Ternary Models

Ternary models refer to neural network architectures where weights are restricted to three discrete values, typically ${- 1, 0, + 1}$ . This extreme form of model-compression aims to drastically reduce memory footprint and computational latency, enabling efficient local-inference on edge devices.

Core Concepts

Weight Discretization: Unlike standard floating-point or binary networks, ternary constraints allow for zero weights, introducing inherent sparsity and pruning benefits simultaneously.
Efficiency: Significant reduction in MAC (Multiply-Accumulate) operations, often replaced by simpler addition/subtraction logic.
Trade-offs: Potential accuracy degradation compared to full-precision counterparts, though recent advancements mitigate this via specialized training regimes.

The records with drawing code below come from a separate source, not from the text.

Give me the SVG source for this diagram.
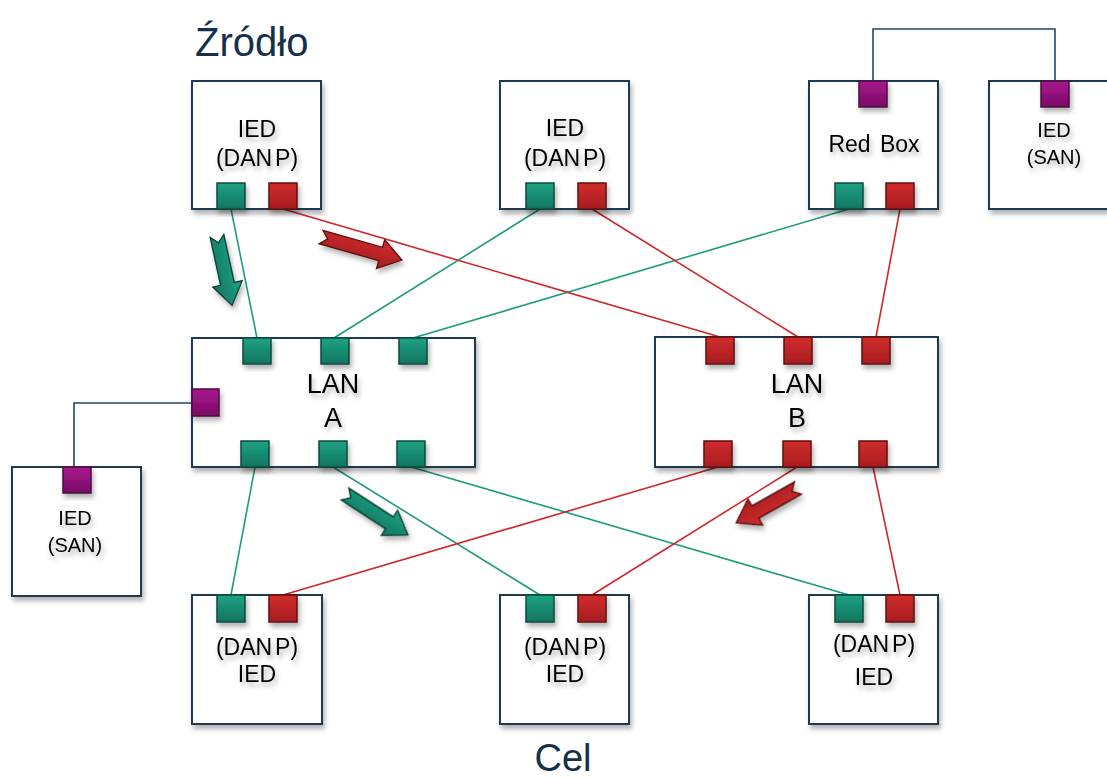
<svg xmlns="http://www.w3.org/2000/svg" width="1107" height="778" viewBox="0 0 1107 778">
<style>
.box{fill:#fff;stroke:#1b3a52;stroke-width:2}
.lbl{font-family:"Liberation Sans",Arial,sans-serif;fill:#000;text-anchor:middle}
.big{font-family:"Liberation Sans",Arial,sans-serif;fill:#14304a}
.g{stroke:#1d9c7e;stroke-width:1.6;fill:none}
.r{stroke:#d0262a;stroke-width:1.6;fill:none}
.b{stroke:#1b4a6b;stroke-width:1.6;fill:none}
.pg{fill:url(#gg);stroke:#0d4a3c;stroke-width:1.5}
.pr{fill:url(#gr);stroke:#5e1212;stroke-width:1.5}
.pp{fill:url(#gp);stroke:#4a0a40;stroke-width:1.5}
.ag{fill:url(#gg);stroke:#0b3e32;stroke-width:1.3}
.ar{fill:url(#gr);stroke:#5a1010;stroke-width:1.3}
</style>
<defs>
<linearGradient id="gg" x1="0" y1="0" x2="0" y2="1"><stop offset="0" stop-color="#1ea283"/><stop offset="1" stop-color="#107560"/></linearGradient>
<linearGradient id="gr" x1="0" y1="0" x2="0" y2="1"><stop offset="0" stop-color="#d02d2d"/><stop offset="1" stop-color="#a81c1f"/></linearGradient>
<linearGradient id="gp" x1="0" y1="0" x2="0" y2="1"><stop offset="0" stop-color="#a8188e"/><stop offset="1" stop-color="#7a0b66"/></linearGradient>
<filter id="sh" x="-20%" y="-20%" width="150%" height="150%"><feDropShadow dx="2" dy="4" stdDeviation="2.5" flood-color="#000" flood-opacity="0.3"/></filter>
<filter id="tsh" x="-20%" y="-20%" width="140%" height="160%"><feDropShadow dx="2" dy="4" stdDeviation="2.5" flood-color="#000" flood-opacity="0.3"/></filter>
<polygon id="arr71" points="0,-7 49,-7 49,-15 71,0 49,15 49,7 0,7 7,0"/>
<polygon id="arr84" points="0,-7 62,-7 62,-15 84,0 62,15 62,7 0,7 7,0"/>
<polygon id="arr75" points="0,-7 53,-7 53,-15 75,0 53,15 53,7 0,7 7,0"/>
</defs>
<rect width="1107" height="778" fill="#fff"/>

<text class="big" x="195" y="56" font-size="40">Źródło</text>
<text class="big" x="563" y="771" font-size="38" text-anchor="middle">Cel</text>

<g id="connectors">
<line class="g" x1="231" y1="209" x2="257" y2="338"/>
<line class="g" x1="540" y1="209" x2="334" y2="338"/>
<line class="g" x1="849" y1="209" x2="413" y2="338"/>
<line class="g" x1="255" y1="467" x2="231" y2="595"/>
<line class="g" x1="333" y1="467" x2="540" y2="595"/>
<line class="g" x1="411" y1="467" x2="849" y2="595"/>
<line class="r" x1="283" y1="209" x2="720" y2="337"/>
<line class="r" x1="592" y1="209" x2="798" y2="337"/>
<line class="r" x1="900" y1="209" x2="876" y2="337"/>
<line class="r" x1="718" y1="467" x2="283" y2="595"/>
<line class="r" x1="797" y1="467" x2="592" y2="595"/>
<line class="r" x1="873" y1="467" x2="900" y2="595"/>
<polyline class="b" points="873,81 873,29 1055,29 1055,81"/>
<polyline class="b" points="193,403 74,403 74,468"/>
</g>

<g id="src-ied">
<rect class="box" x="192" y="81" width="129" height="128" filter="url(#sh)"/>
<g filter="url(#tsh)"><text class="lbl" x="257" y="137" font-size="23">IED</text><text class="lbl" x="257" y="166" font-size="23">(DAN<tspan dx="3">P)</tspan></text></g>
<rect class="pg" x="217" y="183" width="28" height="26" filter="url(#sh)"/>
<rect class="pr" x="269" y="183" width="28" height="26" filter="url(#sh)"/>
</g>

<g id="ied-top-2">
<rect class="box" x="500" y="81" width="129" height="128" filter="url(#sh)"/>
<g filter="url(#tsh)"><text class="lbl" x="565" y="136" font-size="23">IED</text><text class="lbl" x="565" y="166" font-size="23">(DAN<tspan dx="3">P)</tspan></text></g>
<rect class="pg" x="526" y="183" width="28" height="26" filter="url(#sh)"/>
<rect class="pr" x="578" y="183" width="28" height="26" filter="url(#sh)"/>
</g>

<g id="redbox">
<rect class="box" x="809" y="81" width="129" height="128" filter="url(#sh)"/>
<g filter="url(#tsh)"><text class="lbl" x="874" y="152" font-size="23" word-spacing="3">Red Box</text></g>
<rect class="pp" x="859" y="81" width="28" height="26" filter="url(#sh)"/>
<rect class="pg" x="835" y="183" width="28" height="26" filter="url(#sh)"/>
<rect class="pr" x="886" y="183" width="28" height="26" filter="url(#sh)"/>
</g>

<g id="ied-san-right">
<rect class="box" x="989" y="81" width="140" height="128" filter="url(#sh)"/>
<g filter="url(#tsh)"><text class="lbl" x="1054" y="137" font-size="20">IED</text><text class="lbl" x="1054" y="164" font-size="20">(SAN)</text></g>
<rect class="pp" x="1041" y="81" width="28" height="26" filter="url(#sh)"/>
</g>

<g id="lan-a">
<rect class="box" x="192" y="338" width="283" height="129" filter="url(#sh)"/>
<g filter="url(#tsh)"><text class="lbl" x="333" y="393" font-size="27">LAN</text><text class="lbl" x="333" y="427" font-size="27">A</text></g>
<rect class="pg" x="243" y="338" width="28" height="26" filter="url(#sh)"/>
<rect class="pg" x="321" y="338" width="28" height="26" filter="url(#sh)"/>
<rect class="pg" x="399" y="338" width="28" height="26" filter="url(#sh)"/>
<rect class="pg" x="241" y="441" width="28" height="26" filter="url(#sh)"/>
<rect class="pg" x="319" y="441" width="28" height="26" filter="url(#sh)"/>
<rect class="pg" x="397" y="441" width="28" height="26" filter="url(#sh)"/>
<rect class="pp" x="192" y="389" width="27" height="27" filter="url(#sh)"/>
</g>

<g id="lan-b">
<rect class="box" x="655" y="337" width="283" height="130" filter="url(#sh)"/>
<g filter="url(#tsh)"><text class="lbl" x="797" y="393" font-size="27">LAN</text><text class="lbl" x="797" y="427" font-size="27">B</text></g>
<rect class="pr" x="706" y="337" width="28" height="27" filter="url(#sh)"/>
<rect class="pr" x="784" y="337" width="28" height="27" filter="url(#sh)"/>
<rect class="pr" x="862" y="337" width="28" height="27" filter="url(#sh)"/>
<rect class="pr" x="704" y="441" width="28" height="26" filter="url(#sh)"/>
<rect class="pr" x="783" y="441" width="28" height="26" filter="url(#sh)"/>
<rect class="pr" x="859" y="441" width="28" height="26" filter="url(#sh)"/>
</g>

<g id="ied-san-left">
<rect class="box" x="12" y="467" width="129" height="129" filter="url(#sh)"/>
<g filter="url(#tsh)"><text class="lbl" x="75" y="525" font-size="20">IED</text><text class="lbl" x="75" y="552" font-size="20">(SAN)</text></g>
<rect class="pp" x="63" y="467" width="28" height="26" filter="url(#sh)"/>
</g>

<g id="dst-ied-1">
<rect class="box" x="192" y="595" width="130" height="129" filter="url(#sh)"/>
<g filter="url(#tsh)"><text class="lbl" x="257" y="655" font-size="23">(DAN<tspan dx="3">P)</tspan></text><text class="lbl" x="257" y="682" font-size="23">IED</text></g>
<rect class="pg" x="217" y="595" width="28" height="27" filter="url(#sh)"/>
<rect class="pr" x="269" y="595" width="28" height="27" filter="url(#sh)"/>
</g>

<g id="dst-ied-2">
<rect class="box" x="500" y="595" width="129" height="129" filter="url(#sh)"/>
<g filter="url(#tsh)"><text class="lbl" x="565" y="655" font-size="23">(DAN<tspan dx="3">P)</tspan></text><text class="lbl" x="565" y="682" font-size="23">IED</text></g>
<rect class="pg" x="526" y="595" width="28" height="27" filter="url(#sh)"/>
<rect class="pr" x="578" y="595" width="28" height="27" filter="url(#sh)"/>
</g>

<g id="dst-ied-3">
<rect class="box" x="809" y="595" width="129" height="129" filter="url(#sh)"/>
<g filter="url(#tsh)"><text class="lbl" x="874" y="652" font-size="23">(DAN<tspan dx="3">P)</tspan></text><text class="lbl" x="874" y="685" font-size="23">IED</text></g>
<rect class="pg" x="835" y="595" width="28" height="27" filter="url(#sh)"/>
<rect class="pr" x="886" y="595" width="28" height="27" filter="url(#sh)"/>
</g>

<g id="flow-arrows" filter="url(#sh)">
<use href="#arr71" class="ag" transform="translate(217,236) rotate(77.7)"/>
<use href="#arr84" class="ar" transform="translate(321,237) rotate(15.9)"/>
<use href="#arr75" class="ag" transform="translate(345,494) rotate(33)"/>
<use href="#arr71" class="ar" transform="translate(798,488) rotate(150.6)"/>
</g>
</svg>
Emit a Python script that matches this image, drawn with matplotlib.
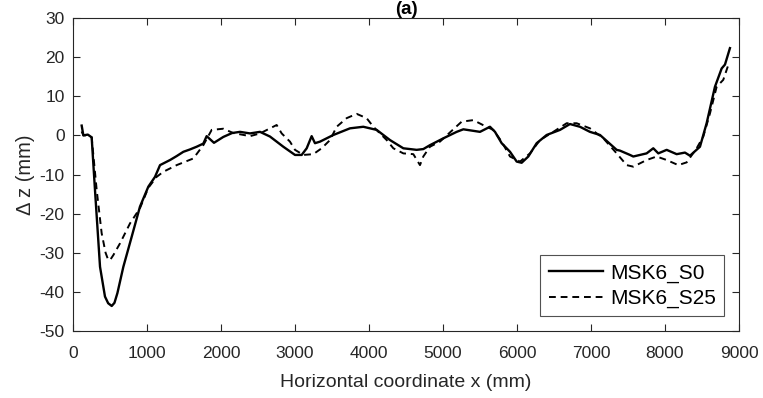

PrismML Bonsai Image: A notable example of efficient Image Generation models leveraging 1-bit and ternary compression.
- See detailed analysis: PrismML Bonsai Image: Efficient 1-Bit & Ternary Models for Local Image Generation
- Key finding: Demonstrates viability of ultra-low-bit models for local generation tasks without prohibitive quality loss.

Reduced VRAM Usage: Enables running larger models on consumer-grade hardware.
Energy Efficiency: Lower power consumption due to simplified arithmetic units.
Speed: Faster inference times due to memory bandwidth reduction.

Training Stability: Converging weights to discrete values can be unstable without careful initialization or regularization.
Accuracy Gap: Requires specialized techniques (e.g., knowledge distillation, progressive quantization) to maintain performance.